A second source, with a background in intelligence, told The Nerve:
“A complete profile on the whole UK population. They have visibility into wildly different focus areas, yet their data is all condensed into one foreign supplier’s control.”
What the article reports but does not calculate is the combined surface area of that access. Defence, health, roads, power networks, major industrial infrastructure. The submarine example is one illustration of what becomes possible when those datasets are combined. It is not the limit of what is possible. That calculation has not been made public by anyone inside government.
The Swiss rejection
The Swiss army reviewed Palantir’s technology. They produced an official report. They named the possibility that sensitive data could be accessed by the US government and intelligence services as a key concern. Palantir’s head of UK operations made numerous approaches, including a personal pitch.
The Swiss army said no.
You are entitled to ask what the Swiss army understood that the UK government did not, and you are entitled to ask why the specific content of the UK procurement review that reached a different conclusion does not appear to be public. The UK defence secretary signed a £1.5 billion deal four months after the Swiss report was published. The photographs of the signing exist. The press release exists. The review that justified a different conclusion from the one the Swiss army reached does not appear to exist in any form the public can examine.
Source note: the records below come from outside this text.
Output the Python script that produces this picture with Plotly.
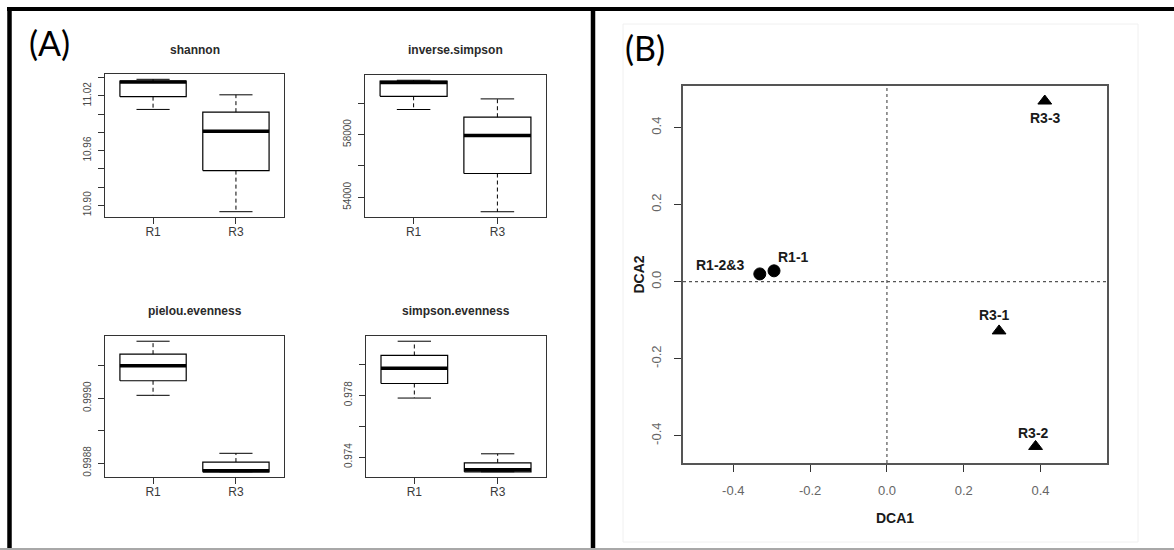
import plotly.graph_objects as go

W, H = 1174, 550

# ---------------- data: panel A (boxplot statistics) ----------------
groups = ["R1", "R3"]

shannon_lo = [11.005, 10.893]
shannon_q1 = [11.019, 10.938]
shannon_med = [11.035, 10.981]
shannon_q3 = [11.036, 11.002]
shannon_hi = [11.038, 11.021]
shannon_ticks = [10.90, 10.92, 10.94, 10.96, 10.98, 11.00, 11.02, 11.04]
shannon_labels = ["10.90", "", "", "10.96", "", "", "11.02", ""]

invsimp_lo = [59590, 53090]
invsimp_q1 = [60430, 55520]
invsimp_med = [61300, 57940]
invsimp_q3 = [61400, 59100]
invsimp_hi = [61450, 60265]
invsimp_ticks = [54000, 56000, 58000, 60000]
invsimp_labels = ["54000", "", "58000", ""]

pielou_lo = [0.999009, 0.998773]
pielou_q1 = [0.999054, 0.998773]
pielou_med = [0.999100, 0.998776]
pielou_q3 = [0.999136, 0.998803]
pielou_hi = [0.999176, 0.998830]
pielou_ticks = [0.9988, 0.9989, 0.9990, 0.9991]
pielou_labels = ["0.9988", "", "0.9990", ""]

simpeven_lo = [0.97781, 0.97305]
simpeven_q1 = [0.97875, 0.97305]
simpeven_med = [0.97974, 0.97318]
simpeven_q3 = [0.98056, 0.97363]
simpeven_hi = [0.98148, 0.97421]
simpeven_ticks = [0.974, 0.976, 0.978, 0.980]
simpeven_labels = ["0.974", "", "0.978", ""]

# ---------------- data: panel B (DCA ordination) ----------------
sites = ["R1-1", "R1-2&3", "R3-1", "R3-2", "R3-3"]
site_group = ["R1", "R1", "R3", "R3", "R3"]
dca1 = [-0.294, -0.331, 0.292, 0.387, 0.411]
dca2 = [0.028, 0.020, -0.128, -0.428, 0.469]
dca_ticks = [-0.4, -0.2, 0.0, 0.2, 0.4]

# label offsets (pixels) relative to each point – styling only
label_dx = [19, -40, -5, -2, 1]
label_dy = [14, 9, 16, 13, -17]

# ---------------- layout helpers ----------------
def dx(l, r):
    return [l / W, r / W]

def dy(t, b):
    return [1 - b / H, 1 - t / H]

LINE = "#333333"
TICKC = "#4a4a4a"
FONT = "Liberation Sans, Arial, sans-serif"

panels = [
    ("shannon", shannon_lo, shannon_q1, shannon_med, shannon_q3, shannon_hi,
     shannon_ticks, shannon_labels, dx(105, 284), dy(74, 217)),
    ("inverse.simpson", invsimp_lo, invsimp_q1, invsimp_med, invsimp_q3, invsimp_hi,
     invsimp_ticks, invsimp_labels, dx(365, 546), dy(75, 217)),
    ("pielou.evenness", pielou_lo, pielou_q1, pielou_med, pielou_q3, pielou_hi,
     pielou_ticks, pielou_labels, dx(105, 284), dy(336, 477)),
    ("simpson.evenness", simpeven_lo, simpeven_q1, simpeven_med, simpeven_q3, simpeven_hi,
     simpeven_ticks, simpeven_labels, dx(366, 546), dy(336, 477)),
]

fig = go.Figure()
layout = dict(
    width=W, height=H,
    margin=dict(l=0, r=0, t=0, b=0),
    paper_bgcolor="white", plot_bgcolor="white",
    showlegend=False,
    font=dict(family=FONT, color=TICKC),
)
annotations = []
shapes = []

HALF = 0.4   # half box width
CAP = 0.2    # half staple width

for k, (name, lo, q1, med, q3, hi, tv, tt, xd, yd) in enumerate(panels, start=1):
    xa = "x" if k == 1 else f"x{k}"
    ya = "y" if k == 1 else f"y{k}"
    bx, by, mx, my, wx, wy, cx, cy = [], [], [], [], [], [], [], []
    for i in range(len(groups)):
        c = i + 1
        bx += [c - HALF, c + HALF, c + HALF, c - HALF, c - HALF, None]
        by += [q1[i], q1[i], q3[i], q3[i], q1[i], None]
        mx += [c - HALF, c + HALF, None]
        my += [med[i], med[i], None]
        wx += [c, c, None, c, c, None]
        wy += [q3[i], hi[i], None, q1[i], lo[i], None]
        cx += [c - CAP, c + CAP, None, c - CAP, c + CAP, None]
        cy += [hi[i], hi[i], None, lo[i], lo[i], None]
    fig.add_trace(go.Scatter(x=wx, y=wy, mode="lines", xaxis=xa, yaxis=ya,
                             line=dict(color="black", width=1, dash="4px,3px"), hoverinfo="skip"))
    fig.add_trace(go.Scatter(x=cx, y=cy, mode="lines", xaxis=xa, yaxis=ya,
                             line=dict(color="black", width=1), hoverinfo="skip"))
    fig.add_trace(go.Scatter(x=bx, y=by, mode="lines", xaxis=xa, yaxis=ya,
                             line=dict(color="black", width=1.2), hoverinfo="skip"))
    fig.add_trace(go.Scatter(x=mx, y=my, mode="lines", xaxis=xa, yaxis=ya,
                             line=dict(color="black", width=3.5), hoverinfo="skip"))

    ymin, ymax = min(lo), max(hi)
    pad = (ymax - ymin) * 0.04
    key_x = "xaxis" if k == 1 else f"xaxis{k}"
    key_y = "yaxis" if k == 1 else f"yaxis{k}"
    layout[key_x] = dict(
        domain=xd, anchor=ya, range=[0.42, 2.58],
        tickvals=[1, 2], ticktext=groups,
        ticks="outside", ticklen=6, tickcolor=LINE, tickwidth=1,
        showline=True, mirror=True, linecolor=LINE, linewidth=1.2,
        showgrid=False, zeroline=False,
        tickfont=dict(size=12, color="#3a3a3a"), ticklabelstandoff=-3,
    )
    layout[key_y] = dict(
        domain=yd, anchor=xa, range=[ymin - pad, ymax + pad],
        tickvals=tv, ticktext=tt, tickangle=-90,
        ticks="outside", ticklen=6, tickcolor=LINE, tickwidth=1,
        showline=True, mirror=True, linecolor=LINE, linewidth=1.2,
        showgrid=False, zeroline=False,
        tickfont=dict(size=10, color=TICKC), ticklabelstandoff=3,
    )
    annotations.append(dict(
        text=f"<b>{name}</b>", xref=f"{xa} domain", x=0.5, yref="paper",
        y=1 - (50 if k <= 2 else 311) / H, showarrow=False,
        xanchor="center", yanchor="middle",
        font=dict(family=FONT, size=12, color="#2a2a2a"),
    ))

# ---------------- panel B ----------------
symbols = ["circle" if g == "R1" else "triangle-up" for g in site_group]
fig.add_trace(go.Scatter(
    x=dca1, y=dca2, mode="markers", xaxis="x5", yaxis="y5",
    text=sites,
    marker=dict(symbol=symbols, size=12, color="#000000", opacity=1,
                line=dict(width=1, color="#000000")),
    hoverinfo="text",
))
for s, xv, yv, ox, oy in zip(sites, dca1, dca2, label_dx, label_dy):
    annotations.append(dict(
        text=f"<b>{s}</b>", xref="x5", yref="y5", x=xv, y=yv,
        xshift=ox, yshift=oy, showarrow=False, xanchor="center", yanchor="middle",
        font=dict(family=FONT, size=14, color="#1a1a1a"),
    ))
layout["xaxis5"] = dict(
    domain=dx(683, 1107), anchor="y5", range=[-0.531, 0.573],
    tickvals=dca_ticks, ticktext=[f"{v:.1f}" for v in dca_ticks],
    ticks="outside", ticklen=7, tickcolor=LINE, tickwidth=1.2,
    showline=True, mirror=True, linecolor="#555555", linewidth=1.5,
    showgrid=False, zeroline=False,
    tickfont=dict(size=13, color="#666666"), ticklabelstandoff=8,
)
layout["yaxis5"] = dict(
    domain=dy(86, 463), anchor="x5", range=[-0.471, 0.508],
    tickvals=dca_ticks, ticktext=[f"{v:.1f}" for v in dca_ticks], tickangle=-90,
    ticks="outside", ticklen=7, tickcolor=LINE, tickwidth=1.2,
    showline=True, mirror=True, linecolor="#555555", linewidth=1.5,
    showgrid=False, zeroline=False,
    tickfont=dict(size=13, color="#666666"), ticklabelstandoff=8,
)
shapes.append(dict(type="line", xref="x5", yref="y5 domain", x0=0, x1=0, y0=0, y1=1,
                   line=dict(color="#555555", width=1.2, dash="dot"), layer="below"))
shapes.append(dict(type="line", xref="x5 domain", yref="y5", x0=0, x1=1, y0=0, y1=0,
                   line=dict(color="#555555", width=1.2, dash="dot"), layer="below"))
annotations.append(dict(text="<b>DCA1</b>", xref="x5 domain", x=0.5, yref="paper",
                        y=1 - 518 / H, showarrow=False, xanchor="center", yanchor="middle",
                        font=dict(family=FONT, size=14, color="#1a1a1a")))
annotations.append(dict(text="<b>DCA2</b>", xref="paper", x=638 / W, yref="y5 domain",
                        y=0.5, showarrow=False, xanchor="center", yanchor="middle",
                        textangle=-90, font=dict(family=FONT, size=14, color="#1a1a1a")))

# ---------------- panel letters & frame ----------------
annotations.append(dict(text="(A)", xref="paper", yref="paper", x=49 / W, y=1 - 42 / H,
                        showarrow=False, xanchor="center", yanchor="middle",
                        font=dict(family="Lato, Open Sans, sans-serif", size=34, color="black")))
annotations.append(dict(text="(B)", xref="paper", yref="paper", x=645 / W, y=1 - 47 / H,
                        showarrow=False, xanchor="center", yanchor="middle",
                        font=dict(family="Lato, Open Sans, sans-serif", size=34, color="black")))

# faint image edges of panel B
shapes.append(dict(type="rect", xref="paper", yref="paper",
                   x0=623 / W, x1=1138 / W, y0=1 - 542 / H, y1=1 - 24 / H,
                   line=dict(color="#f0f0f0", width=1), layer="below"))
# thick black frame
shapes.append(dict(type="line", xref="paper", yref="paper", x0=7 / W, x1=1, y0=1 - 9 / H, y1=1 - 9 / H,
                   line=dict(color="black", width=4)))
shapes.append(dict(type="line", xref="paper", yref="paper", x0=9.5 / W, x1=9.5 / W, y0=1 - 548 / H, y1=1 - 7 / H,
                   line=dict(color="black", width=4.5)))
shapes.append(dict(type="line", xref="paper", yref="paper", x0=593 / W, x1=593 / W, y0=1 - 548 / H, y1=1 - 7 / H,
                   line=dict(color="black", width=4.5)))
shapes.append(dict(type="line", xref="paper", yref="paper", x0=0, x1=1, y0=1 - 549 / H, y1=1 - 549 / H,
                   line=dict(color="#a8a8a8", width=2)))

layout["annotations"] = annotations
layout["shapes"] = shapes
fig.update_layout(**layout)

fig.write_html(
    "out.html",
    config={"displayModeBar": False},
    post_script="document.body.style.margin='0';document.body.style.overflow='hidden';",
)
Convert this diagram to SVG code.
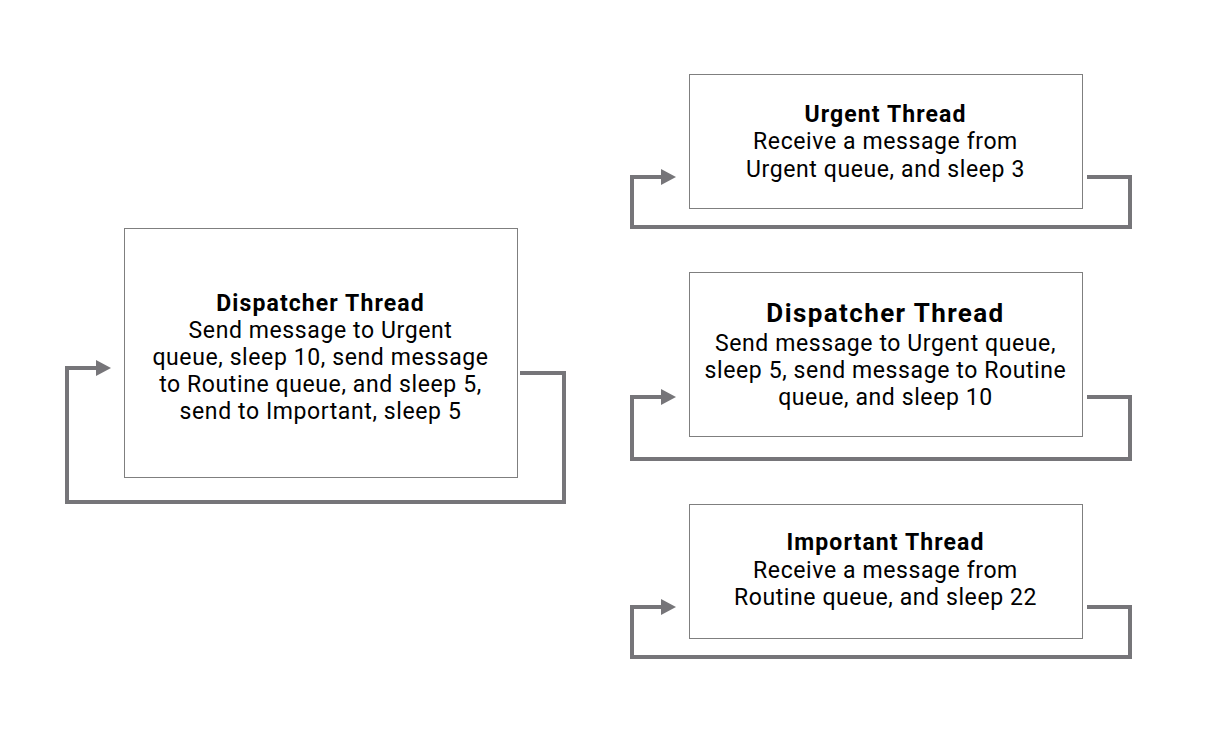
<svg xmlns="http://www.w3.org/2000/svg" width="1215" height="732" viewBox="0 0 1215 732">
<defs>
<style>
.box{fill:#fff;stroke:#7f7f7f;stroke-width:1}
.t{font-family:Roboto,"Open Sans",sans-serif;font-size:23px;letter-spacing:0.6px;fill:#000;text-anchor:middle}
.b{font-weight:bold;font-size:23px;letter-spacing:1.1px}
.big{font-size:26px;letter-spacing:1.4px}
.c{fill:none;stroke:#767579;stroke-width:4}
.ah{fill:#767579}
</style>
</defs>
<rect width="1215" height="732" fill="#fff"/>
<g id="connectors">
<path class="c" d="M520,373 H564 V502 H67 V368 H97"/>
<path class="ah" d="M96,360 L111,368 L96,376 Z"/>
<path class="c" d="M1087,177 H1130 V227 H632 V177 H662"/>
<path class="ah" d="M661,169 L676,177 L661,185 Z"/>
<path class="c" d="M1087,397 H1130 V459 H632 V397 H662"/>
<path class="ah" d="M661,389 L676,397 L661,405 Z"/>
<path class="c" d="M1087,607 H1130 V657 H632 V607 H662"/>
<path class="ah" d="M661,599 L676,607 L661,615 Z"/>
</g>
<g id="dispatcher-left">
<rect class="box" x="124.5" y="228.5" width="393" height="249"/>
<text class="t"><tspan class="b" x="320.5" y="311">Dispatcher Thread</tspan><tspan x="320.5" y="338">Send message to Urgent</tspan><tspan x="320.5" y="365">queue, sleep 10, send message</tspan><tspan x="320.5" y="392">to Routine queue, and sleep 5,</tspan><tspan x="320.5" y="419">send to Important, sleep 5</tspan></text>
</g>
<g id="urgent">
<rect class="box" x="689.5" y="74.5" width="393" height="134"/>
<text class="t"><tspan class="b" x="885.5" y="122">Urgent Thread</tspan><tspan x="885.5" y="149">Receive a message from</tspan><tspan x="885.5" y="177">Urgent queue, and sleep 3</tspan></text>
</g>
<g id="dispatcher-right">
<rect class="box" x="689.5" y="272.5" width="393" height="164"/>
<text class="t"><tspan class="b big" x="885.5" y="322">Dispatcher Thread</tspan><tspan x="885.5" y="351">Send message to Urgent queue,</tspan><tspan x="885.5" y="378">sleep 5, send message to Routine</tspan><tspan x="885.5" y="405">queue, and sleep 10</tspan></text>
</g>
<g id="important">
<rect class="box" x="689.5" y="504.5" width="393" height="134"/>
<text class="t"><tspan class="b" x="885.5" y="550">Important Thread</tspan><tspan x="885.5" y="578">Receive a message from</tspan><tspan x="885.5" y="605">Routine queue, and sleep 22</tspan></text>
</g>
</svg>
What neither response addresses
The MoD did not respond to The Nerve’s press inquiries. Palantir called the claims entirely false in a single sentence. Neither response addresses New York.
Palantir is currently building the deportation infrastructure for ICE, running data operations for DOGE, and supporting US military operations in multiple theatres. It is a company whose political alignment to the current US administration is public and documented, operating at the centre of UK national infrastructure at a moment when that administration has demonstrated, repeatedly and without apparent embarrassment, that allies and leverage are not always treated as different categories.
Jim Killock of the Open Rights Group told The Nerve:
“If Palantir knows everything, it just gives them huge extra leverage.”
What the article does not ask
The Nerve piece is careful about what it claims directly and what it leaves as inference. It establishes capability and proximity. It does not establish confirmed extraction or transfer of insights to the US government. That distinction matters and the piece is honest about it.
What it does not ask is who in UK procurement reviewed the same technical documentation the Swiss army reviewed, and when, and whether that review addressed the inference problem at all. It does not name anyone inside government who was warned and when. It does not examine whether GCHQ or the National Cyber Security Centre conducted a technical review before the contracts were signed. It does not ask what recourse the UK has if it decides to cancel, and whether the NYPD precedent means that cancellation would trigger a claim over the insights already produced.
Duncan McCann of the Good Law Project told The Nerve:
“A hallmark of almost every Palantir engagement is an attempt at secrecy, obfuscation. We really do not have the legal architecture to defend against this kind of big tech. The regulators are asleep at the wheel.”
The government is using the word sovereign to mean ownership of data. In New York in 2017, Palantir argued in a documented dispute that ownership of data and ownership of what can be learned from it are two different things. That argument was made using Gotham and Foundry. Those platforms are inside British national defence today, and the contract protecting against that argument was written as though the argument had never been made.